Naturally occurring affordable housing (or NOAH) means any existing housing meeting the criteria as defined in this section.
(Ord. No. 6020, § I, 8-8-2023)
(a)
The provision of affordable housing units in the manner described in this division shall be a necessary and non-negotiable condition for the award of any economic incentives to developers of all multi-family housing projects seeking such incentives. Additional conditions, whether or not related to the provision of affordable housing units, may be required as part of a development agreement so long as such conditions do not result in reduction of the amount or nature of affordable housing units provided.
(b)
Prior to receiving any economic incentives, the developer of a multi-family housing project shall, on behalf of itself and all successors in interest, covenant with the city the following:
(1)
That at least 20 percent of the total dwelling units in the multi-family housing project are affordable housing units (in cases where 20 percent of units results in a fraction, the fraction must be rounded up for the minimum requirement to be met) and shall remain affordable housing units for the duration of the economic incentives awarded.
(2)
That the developer will use a procedure deemed acceptable by the city to verify that the residents of affordable housing units meet the eligibility requirements set forth in this division. Verification shall occur at the time an initial lease is entered into and at least annually thereafter. The city or its designee shall have the right to audit any such income verification procedure records.
(3)
That the developer will not engage in any discriminatory housing practices as defined in sections 30-20, 30-21, and 30-22 of the city's Code of Ordinances, including discrimination based on lawful sources of income.
(Ord. No. 6020, § I, 8-8-2023)
Only households with an income, adjusted for size, qualifying as "very low income" as defined by the annual HUD Adjusted Home Income Limits for the St. Louis Metropolitan Area shall be eligible to occupy or own affordable housing units.
(Ord.

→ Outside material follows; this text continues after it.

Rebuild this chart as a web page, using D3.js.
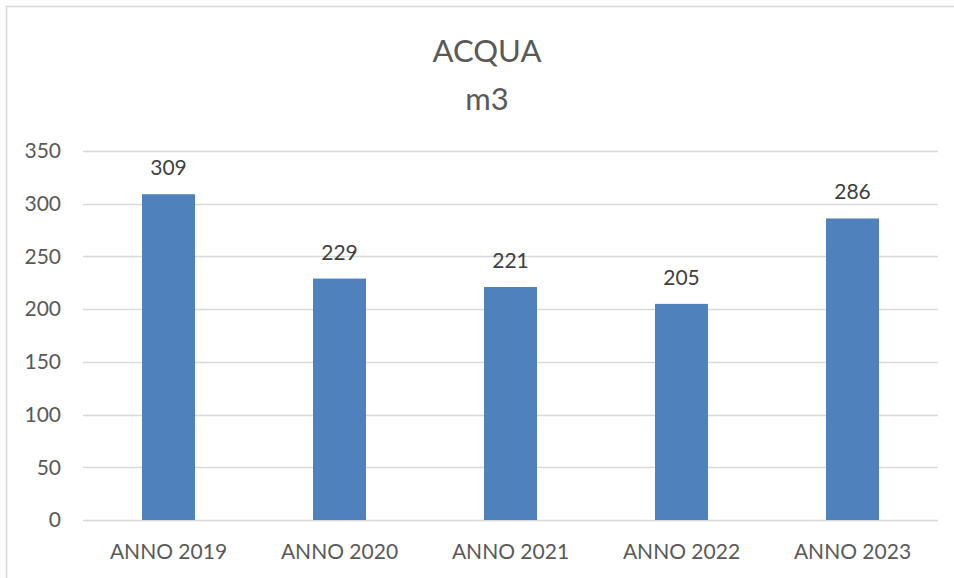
<!DOCTYPE html>
<html>
<head>
<meta charset="utf-8">
<script src="https://cdn.jsdelivr.net/npm/d3@7"></script>
<style>
  body { margin: 0; background: #fff; }
  svg { font-family: Lato, "Open Sans", sans-serif; }
</style>
</head>
<body>
<script>
var width = 954,
    height = 578;

// data
var categories = ["ANNO 2019", "ANNO 2020", "ANNO 2021", "ANNO 2022", "ANNO 2023"];
var values = [309, 229, 221, 205, 286];
var yTicks = [0, 50, 100, 150, 200, 250, 300, 350];
var titleLines = ["ACQUA", "m3"];

var margin = {left: 83, right: 16, top: 151, bottom: 58};

var svg = d3.select("body").append("svg")
    .attr("width", width)
    .attr("height", height);

// chart border (cropped on right and bottom)
svg.append("rect")
    .attr("x", 6.5).attr("y", 6.5)
    .attr("width", width + 10).attr("height", height + 10)
    .attr("fill", "#fff")
    .attr("stroke", "#d9d9d9")
    .attr("stroke-width", 1.5);

var x = d3.scaleBand()
    .domain(categories)
    .range([margin.left, width - margin.right])
    .paddingInner(0.69)
    .paddingOuter(0.345);

var y = d3.scaleLinear()
    .domain([0, 350])
    .range([height - margin.bottom, margin.top]);

// gridlines
svg.append("g")
  .selectAll("line")
  .data(yTicks)
  .enter().append("line")
    .attr("x1", margin.left)
    .attr("x2", width - margin.right)
    .attr("y1", function(d) { return Math.round(y(d)) + 0.5; })
    .attr("y2", function(d) { return Math.round(y(d)) + 0.5; })
    .attr("stroke", "#d9d9d9")
    .attr("stroke-width", 1.5);

// y labels
svg.append("g")
  .selectAll("text")
  .data(yTicks)
  .enter().append("text")
    .attr("x", 61)
    .attr("y", function(d) { return y(d); })
    .attr("dy", "0.35em")
    .attr("text-anchor", "end")
    .attr("fill", "#595959")
    .attr("font-size", 21)
    .text(function(d) { return d; });

// bars
svg.append("g")
  .selectAll("rect")
  .data(values)
  .enter().append("rect")
    .attr("x", function(d, i) { return x(categories[i]); })
    .attr("y", function(d) { return y(d); })
    .attr("width", x.bandwidth())
    .attr("height", function(d) { return y(0) - y(d); })
    .attr("fill", "#4f81bd");

// value labels
svg.append("g")
  .selectAll("text")
  .data(values)
  .enter().append("text")
    .attr("x", function(d, i) { return x(categories[i]) + x.bandwidth() / 2; })
    .attr("y", function(d) { return y(d) - 19; })
    .attr("text-anchor", "middle")
    .attr("fill", "#404040")
    .attr("font-size", 21)
    .text(function(d) { return d; });

// x labels
svg.append("g")
  .selectAll("text")
  .data(categories)
  .enter().append("text")
    .attr("x", function(d) { return x(d) + x.bandwidth() / 2; })
    .attr("y", y(0) + 39)
    .attr("text-anchor", "middle")
    .attr("fill", "#595959")
    .attr("font-size", 21)
    .text(function(d) { return d; });

// title
svg.append("g")
  .selectAll("text")
  .data(titleLines)
  .enter().append("text")
    .attr("x", 487)
    .attr("y", function(d, i) { return 62 + i * 48; })
    .attr("text-anchor", "middle")
    .attr("fill", "#595959")
    .attr("font-size", 31)
    .text(function(d) { return d; });
</script>
</body>
</html>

No. 6020, § I, 8-8-2023)
For purposes of this division, all affordable housing units shall meet the following criteria:
(1)
All affordable housing units shall be on the principal multi-family housing project site.
(2)
All affordable housing units shall be mixed with market-rate units and not clustered together or segregated by structural barriers or separate entrances.
(3)
All affordable housing units shall, at a minimum, be proportional to market-rate units with respect to number of bedrooms per unit.
(4)
If the multi-family housing project contains a phasing plan, the phasing plan shall provide for the development of affordable housing units concurrently with the market-rate units. No phasing plan shall provide that the affordable housing units are the last units to be built in a multi-family housing project.
(5)
The quality and cost of in-unit finishes, systems, appliances, and square footage of all affordable housing units shall be comparable with that of market-rate units on the multi-family housing project site.
(6)
The exterior appearance of affordable housing units shall be made similar to market-rate units by the provision of exterior building materials and finishes substantially the same in type and quality.
(Ord. No. 6020, § I, 8-8-2023)
In order to protect Maplewood residents living in naturally occurring affordable housing (NOAH), any multi-family housing project identified as NOAH, or identified as NOAH within the preceding three years, may be eligible for economic incentives only if the residents of any affordable housing units in the multi-family housing project identified as NOAH receive priority placement (right of return) in a similar affordable housing unit in the new multi-family housing project and receive fair market rent differential compensation for a substantially similar dwelling unit during the duration of the displacement period, if any.
(Ord. No. 6020, § I, 8-8-2023)
Any multi-family housing project that has been awarded federal or state low income housing tax credits from the state housing development commission is exempt from this division and can seek economic incentives without meeting its requirements.